Monday, May 23, 2011

So, do you ever go a little crazy living on an island?

Um, well, actually no.  Before coming here, I spent two and a half years with intense wanderlust, sending students off to Japan, Costa Rica, Italy, Morocco, and other lovely places around the world.  I worked with students coming from India, Moldova, Bulgaria, Taiwan.  I envied them everyday and surrounded myself with them as much as possible with the hope that their internationalism would rub off on me.  Turns out, my itch was far too strong for simply the hand-me-downs of other travelers.

Currently, living on a 215 square mile landmass of which I have literally traversed at most a ten mile radius from where I live, I am like a pea in a pod.  I feared before coming here that after a few weeks I might begin to feel like a rat trapped in the cage, knowing that there was this huge outside world happening of which I could not be part (as I had felt for the last several years).  But, shockingly, here I am, content as can be.  And yes, I recognize content is easier when you are in a situation with a start and end date.  Nonetheless it is six months of my life which is being lived in basically a five mile radius (unless I trek up to the Highlands which adds the extra five miles, which I've only done once) and for once in a long, long time, I am living day-to-day and moment to moment.
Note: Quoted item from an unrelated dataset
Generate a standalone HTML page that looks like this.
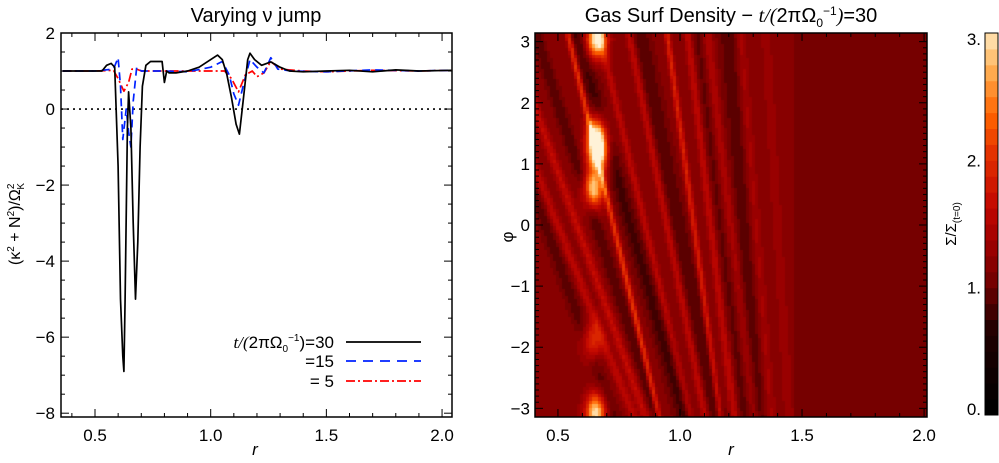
<!DOCTYPE html>
<html><head><meta charset="utf-8">
<style>
html,body{margin:0;padding:0;background:#fff;}
body{width:999px;height:463px;position:relative;overflow:hidden;font-family:"Liberation Sans",sans-serif;}
svg{position:absolute;left:0;top:0;}
text{font-family:"Liberation Sans",sans-serif;fill:#000;}
</style></head>
<body>
<svg id="chart" width="999" height="463" xmlns="http://www.w3.org/2000/svg">
  <text x="256" y="22" font-size="20" text-anchor="middle">Varying ν jump</text>
  <text x="731" y="22" font-size="20" text-anchor="middle">Gas Surf Density − <tspan font-style="italic" font-family="Liberation Serif">t/(</tspan>2πΩ<tspan font-size="12" dy="5">0</tspan><tspan font-size="12" dy="-12">−1</tspan><tspan dy="7" font-style="italic" font-family="Liberation Serif">)</tspan>=30</text>
  <g id="left-plot"></g>
  <g id="right-plot"></g>
  <g id="colorbar"></g>
  <text transform="translate(20,224) rotate(-90)" font-size="16" text-anchor="middle">(κ<tspan font-size="10" dy="-6">2</tspan><tspan dy="6"> + N</tspan><tspan font-size="10" dy="-6">2</tspan><tspan dy="6">)/Ω</tspan><tspan font-size="10" dy="-6">2</tspan><tspan font-size="10" dx="-6" dy="10">K</tspan></text>
  <text x="255" y="455" font-size="17" font-style="italic" font-family="Liberation Serif" text-anchor="middle">r</text>
  <text x="731" y="455" font-size="17" font-style="italic" font-family="Liberation Serif" text-anchor="middle">r</text>
  <text transform="translate(513,237) rotate(-90)" font-size="17" text-anchor="middle">φ</text>
  <text transform="translate(956,224) rotate(-90)" font-size="15" text-anchor="middle">Σ/Σ<tspan font-size="10" dy="4">(t=0)</tspan></text>
  <g>
    <text x="334" y="348" font-size="17" text-anchor="end"><tspan font-style="italic" font-family="Liberation Serif">t/(</tspan>2πΩ<tspan font-size="10" dy="4">0</tspan><tspan font-size="10" dy="-11">−1</tspan><tspan dy="7">)=30</tspan></text>
    <line x1="346" y1="342" x2="421" y2="342" stroke="#000" stroke-width="1.8"/>
    <text x="334" y="367" font-size="17" text-anchor="end">=15</text>
    <line x1="346" y1="361" x2="421" y2="361" stroke="#0022ff" stroke-width="1.8" stroke-dasharray="10,7"/>
    <text x="334" y="387" font-size="17" text-anchor="end">= 5</text>
    <line x1="346" y1="381" x2="421" y2="381" stroke="#ff0000" stroke-width="1.8" stroke-dasharray="9,3,2,3"/>
  </g>
</svg>
<script>
// ---- left chart data ----
const rBlack = [0.36,0.45,0.53,0.55,0.57,0.585,0.60,0.61,0.62,0.625,0.63,0.64,0.645,0.655,0.665,0.675,0.685,0.695,0.705,0.72,0.74,0.79,0.80,0.81,0.82,0.85,0.9,0.95,1.0,1.03,1.05,1.07,1.09,1.11,1.124,1.14,1.16,1.17,1.19,1.22,1.26,1.3,1.34,1.4,1.5,1.6,1.7,1.8,1.9,2.04];
const yBlack = [1.0,1.0,1.0,1.15,1.2,1.1,-1.5,-5.0,-6.5,-6.9,-5.0,-0.5,0.45,-0.5,-3.0,-5.0,-3.5,-1.0,0.6,1.15,1.25,1.25,0.7,1.0,0.95,0.95,1.0,1.1,1.3,1.42,1.3,0.9,0.3,-0.4,-0.66,0.2,1.3,1.47,1.3,1.15,1.24,1.1,1.0,0.98,1.0,1.02,0.98,1.03,1.0,1.02];
const rBlue = [0.36,0.5,0.58,0.60,0.61,0.62,0.635,0.645,0.655,0.665,0.68,0.7,0.8,0.9,1.0,1.05,1.08,1.1,1.12,1.14,1.17,1.2,1.23,1.26,1.29,1.35,1.5,1.7,1.9,2.04];
const yBlue = [1.0,1.0,1.05,1.35,0.6,-0.8,0.0,-0.6,-1.0,0.2,1.1,1.0,1.0,0.98,1.1,1.25,0.9,0.4,0.1,0.6,1.3,1.1,0.95,1.35,1.05,1.0,0.98,1.03,1.0,1.02];
const rRed = [0.36,0.5,0.58,0.6,0.625,0.645,0.66,0.68,0.7,0.8,0.9,1.0,1.06,1.09,1.12,1.15,1.18,1.2,1.23,1.26,1.3,1.4,1.5,1.7,1.9,2.04];
const yRed = [1.0,1.0,1.02,0.8,0.47,0.7,1.05,1.05,1.0,1.0,1.0,1.0,1.0,0.8,0.45,0.9,1.0,0.85,0.95,1.25,1.05,1.0,0.98,1.02,1.0,1.02];
const xTicksL = [0.5,1.0,1.5,2.0];
const yTicksL = [2,0,-2,-4,-6,-8];
// ---- heatmap feature data ----
const streakR0 = [0.73,0.58,0.50,0.86,0.95,1.06,1.13,1.21,1.31,0.80,1.00,1.26,0.66,1.40,0.45,1.17];
const streakSlope = [-0.06,-0.09,-0.10,-0.06,-0.05,-0.035,-0.03,-0.03,-0.02,-0.07,-0.05,-0.02,-0.08,-0.015,-0.09,-0.03];
const streakAmp = [0.9,0.45,0.4,0.4,0.45,0.7,0.45,0.3,0.25,-0.35,-0.3,-0.25,-0.3,0.15,-0.25,-0.2];
const streakWidth = [0.012,0.02,0.02,0.015,0.015,0.012,0.015,0.02,0.02,0.035,0.035,0.04,0.025,0.02,0.03,0.025];
const blobR = [0.66,0.665,0.655,0.64,0.645,0.66];
const blobPhi = [3.05,1.2,-3.05,-1.9,0.6,1.5];
const blobAmp = [2.0,2.1,1.8,0.9,1.7,1.6];
const cbTicks = [0,1,2,3];

const NS='http://www.w3.org/2000/svg';
function mk(tag, attrs, parent){const e=document.createElementNS(NS,tag);for(const k in attrs)e.setAttribute(k,attrs[k]);parent.appendChild(e);return e;}

// left axes
const L={x0:61,x1:452,y0:33,y1:417,rmin:0.353,rmax:2.043,vmin:-8.1,vmax:2.0};
const sxL=r=>L.x0+(r-L.rmin)/(L.rmax-L.rmin)*(L.x1-L.x0);
const syL=v=>L.y1-(v-L.vmin)/(L.vmax-L.vmin)*(L.y1-L.y0);
const lp=document.getElementById('left-plot');
const clip=mk('clipPath',{id:'clipL'},lp);
mk('rect',{x:L.x0,y:L.y0,width:L.x1-L.x0,height:L.y1-L.y0},clip);
const zero=mk('line',{x1:L.x0,x2:L.x1,y1:syL(0),y2:syL(0),stroke:'#000','stroke-width':1.6,'stroke-dasharray':'2,4'},lp);


function series(rs,ys,color,dash,name){
  const d=rs.map((r,i)=>(i?'L':'M')+sxL(r).toFixed(1)+','+syL(ys[i]).toFixed(1)).join(' ');
  const p=mk('path',{d:d,fill:'none',stroke:color,'stroke-width':1.7,'stroke-dasharray':dash,'clip-path':'url(#clipL)','stroke-linejoin':'round'},lp);
  
  
}
series(rRed,yRed,'#ff0000','9,3,2,3','series-t5');
series(rBlue,yBlue,'#0022ff','8,5','series-t15');
series(rBlack,yBlack,'#000','none','series-t30');
const fr=mk('rect',{x:L.x0,y:L.y0,width:L.x1-L.x0,height:L.y1-L.y0,fill:'none',stroke:'#000','stroke-width':1.5},lp);


for(let r=0.4;r<=2.041;r+=0.1){const x=sxL(r);const maj=Math.abs(r*2-Math.round(r*2))<1e-6;const t=maj?8:4;
  mk('line',{x1:x,x2:x,y1:L.y1,y2:L.y1-t,stroke:'#000','stroke-width':1},lp);mk('line',{x1:x,x2:x,y1:L.y0,y2:L.y0+t,stroke:'#000','stroke-width':1},lp);}
for(let v=-8;v<=2;v+=0.5){const y=syL(v);const maj=Math.abs(v/2-Math.round(v/2))<1e-6;const t=maj?8:4;
  mk('line',{x1:L.x0,x2:L.x0+t,y1:y,y2:y,stroke:'#000','stroke-width':1},lp);mk('line',{x1:L.x1,x2:L.x1-t,y1:y,y2:y,stroke:'#000','stroke-width':1},lp);}
xTicksL.forEach(r=>{const t=mk('text',{x:sxL(r),y:441,'font-size':17,'text-anchor':'middle'},lp);t.textContent=r.toFixed(1);
  
  });
yTicksL.forEach(v=>{const t=mk('text',{x:55,y:syL(v)+6,'font-size':17,'text-anchor':'end'},lp);t.textContent=(v<0?'−':'')+Math.abs(v);
  
  });

// colormap
const cmStops=[[0,[0,0,0]],[0.6,[32,0,0]],[1.0,[118,0,0]],[1.3,[160,0,0]],[1.6,[196,8,0]],[2.0,[228,50,0]],[2.3,[255,100,0]],[2.6,[255,165,70]],[2.8,[255,205,135]],[3.0,[255,242,215]]];
function cmap(v){v=Math.max(0,Math.min(3,Math.round(v*8)/8));for(let i=1;i<cmStops.length;i++){if(v<=cmStops[i][0]){const a=cmStops[i-1],b=cmStops[i];const f=(v-a[0])/(b[0]-a[0]);return 'rgb('+a[1].map((c,k)=>Math.round(c+(b[1][k]-c)*f)).join(',')+')';}}return 'rgb(255,242,215)';}

// heatmap
const R={x0:535,x1:927,y0:33,y1:417,rmin:0.406,rmax:2.012};
const sxR=r=>R.x0+(r-R.rmin)/(R.rmax-R.rmin)*(R.x1-R.x0);
const syR=p=>R.y1-(p+Math.PI)/(2*Math.PI)*(R.y1-R.y0);
const rp=document.getElementById('right-plot');
const fo=mk('foreignObject',{x:R.x0,y:R.y0,width:R.x1-R.x0,height:R.y1-R.y0},rp);
const cv=document.createElement('canvas');cv.width=R.x1-R.x0;cv.height=R.y1-R.y0;cv.style.display='block';


fo.appendChild(cv);
const ctx=cv.getContext('2d');
const NR=130,NP=110;
function density(r,p){
  if(r>1.47)return 1.0;
  let v=1.12;
  for(let i=0;i<streakR0.length;i++){const rc=streakR0[i]+streakSlope[i]*p;const d=(r-rc)/streakWidth[i];v+=streakAmp[i]*Math.exp(-d*d);}
  for(let i=0;i<blobR.length;i++){const dr=(r-blobR[i])/0.04,dp=(p-blobPhi[i])/0.3;v+=blobAmp[i]*Math.exp(-dr*dr-dp*dp);}
  return v;
}
for(let i=0;i<NR;i++){for(let j=0;j<NP;j++){
  const r=R.rmin+(i+0.5)/NR*(R.rmax-R.rmin),p=-Math.PI+(j+0.5)/NP*2*Math.PI;
  ctx.fillStyle=cmap(density(r,p));
  const x=(sxR(R.rmin+i/NR*(R.rmax-R.rmin))-R.x0),y=(syR(-Math.PI+(j+1)/NP*2*Math.PI)-R.y0);
  ctx.fillRect(Math.floor(x),Math.floor(y),Math.ceil(cv.width/NR)+1,Math.ceil(cv.height/NP)+1);
}}
const fr2=mk('rect',{x:R.x0,y:R.y0,width:R.x1-R.x0,height:R.y1-R.y0,fill:'none',stroke:'#000','stroke-width':1.5},rp);


for(let r=0.5;r<=2.001;r+=0.1){const x=sxR(r);const maj=Math.abs(r*2-Math.round(r*2))<1e-6;const t=maj?8:4;
  mk('line',{x1:x,x2:x,y1:R.y1,y2:R.y1-t,stroke:'#000','stroke-width':1},rp);mk('line',{x1:x,x2:x,y1:R.y0,y2:R.y0+t,stroke:'#000','stroke-width':1},rp);}
for(let p=-3;p<=3.001;p+=0.1){const y=syR(p);const maj=Math.abs(p-Math.round(p))<1e-6;const t=maj?8:4;
  mk('line',{x1:R.x0,x2:R.x0+t,y1:y,y2:y,stroke:'#000','stroke-width':1},rp);mk('line',{x1:R.x1,x2:R.x1-t,y1:y,y2:y,stroke:'#000','stroke-width':1},rp);}
xTicksL.forEach(r=>{const t=mk('text',{x:sxR(r),y:441,'font-size':17,'text-anchor':'middle'},rp);t.textContent=r.toFixed(1);
  
  });
[-3,-2,-1,0,1,2,3].forEach(v=>{const t=mk('text',{x:530,y:syR(v)+6,'font-size':17,'text-anchor':'end'},rp);t.textContent=(v<0?'−':'')+Math.abs(v);
  
  });

// colorbar
const cb=document.getElementById('colorbar');
const C={x0:985,x1:998,y0:33,y1:415};
const nLev=24;
for(let k=0;k<nLev;k++){const v0=k*3/nLev;const y1=C.y1-(k)/nLev*(C.y1-C.y0),y0=C.y1-(k+1)/nLev*(C.y1-C.y0);
  const rc=mk('rect',{x:C.x0,y:y0,width:C.x1-C.x0,height:y1-y0+0.5,fill:cmap(v0+0.06)},cb);
  
  }
mk('rect',{x:C.x0,y:C.y0,width:C.x1-C.x0,height:C.y1-C.y0,fill:'none',stroke:'#000','stroke-width':1},cb);
cbTicks.forEach(v=>{const y=C.y1-v/3*(C.y1-C.y0);const t=mk('text',{x:981,y:Math.min(Math.max(y+6,45),415),'font-size':17,'text-anchor':'end'},cb);t.textContent=v+'.';
  
  });
</script>
</body></html>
Yes, my mind wanders from time-to-time about what's happening in the world outside and how exciting it will be to go see a movie in the theater and such, but for now the wanderlust has dissolved.  It was not simply the idea of living in another country I was craving, it was living in Latin America where I could speak Spanish, live a slower pace of life, challenge myself daily, transport myself via my legs instead of a car, forego dependence on a cellphone, and try a different profession for once.  I have all of the above.  And, so yes, although I long for feta cheese, hummus, Starbucks, libraries, theaters---right now the only thing crazy about this life is the reality and shock that I AM living on this beautiful island and that, literally and figuratively, it is paradise.